Она смотрит на меня, и я отвожу глаза. Не знаю почему. Не от злости. От стыда. Я чувствую себя виноватой и глупой. Многое во мне не принимает Эвелин, и очень малое сочувствует ей.
– Я видела, как моя дочь прошла через это, – продолжает Эвелин. – Я знаю, что меня ждет впереди. Мне важно привести свои дела в порядок. В дополнение к завершению последней копии моего завещания и распоряжений относительно Грейс я передала свои самые ценные платья аукционному дому «Кристис». И это… это последнее. Письмо. Книга. Ты…
– Я ухожу. Не могу больше.
Эвелин начинает говорить что-то, и я останавливаю ее.
– Нет. Не хочу ничего больше от вас слышать. Не говорите больше ни слова, черт возьми. Ладно?
Но она все же что-то говорит, и, сказать откровенно, я не удивлена.
– Просто собиралась сказать, что понимаю тебя и что мы увидимся завтра.

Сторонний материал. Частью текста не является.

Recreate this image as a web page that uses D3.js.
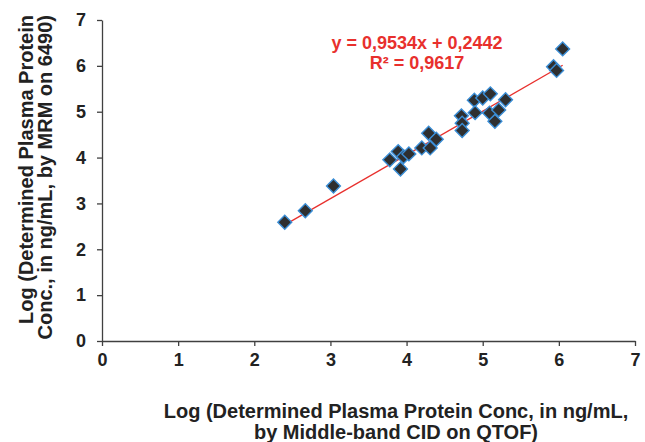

– Завтра? – Я только теперь вспоминаю, что мы еще не закончили.
– Завтра фотосессия.
– Не уверена, что смогу вернуться.
– Что ж, – говорит Эвелин, – я очень на это надеюсь.
Придя домой, по привычке бросаю сумочку на диван. Я устала, я зла, и глаза сухие, будто их отжали, как выстиранное белье.
Сажусь, не потрудившись снять пальто и туфли. Отвечаю на мамин имейл с информацией о ее завтрашнем рейсе. Поднимаю ноги и кладу их на столик. Точнее, на лежащее на нем письмо.
И только тогда до меня доходит, что в квартире появился кофейный столик.
Его вернул Дэвид. А на столике конверт с моим именем и адресом.
Я кладу письмо на стол. Снова поднимаю ноги. С трудом вылезаю из пальто. Сбрасываю туфли. Откидываю голову назад. Дышу.
Не думаю, что расторгла бы свой брак без Эвелин Хьюго.
Не думаю, что смогла бы противостоять Фрэнки без Эвелин Хьюго.
Не думаю, что у меня появился бы шанс написать стопроцентный бестселлер без Эвелин Хьюго.
Не думаю, что поняла бы истинную глубину преданности мне моего отца без Эвелин Хьюго.
Поэтому я думаю, что Эвелин ошибается только в одном.
Моя ненависть не так проста.
Добравшись утром до квартиры Эвелин, я обнаруживаю, что не могу вспомнить, когда вообще приняла решение прийти.
Я просто проснулась и в какой-то момент поймала себя на том, что выхожу из дома. А свернув за угол по дороге от метро, поняла, что ни в коем случае не могла бы не прийти.
Я не могу и не стану делать ничего, что скомпрометировало бы мое положение в «Виван». Я не для того боролась за должность колумниста, чтобы взбрыкнуть в последнюю минуту.
Прихожу в ровно назначенное время, но почему-то оказываюсь последней. Дверь открывает Грейс, и вид у нее такой, словно она пережила ураган. Волосы растрепались и выбиваются из хвоста, а улыбку на лице она старается удержать из последних сил.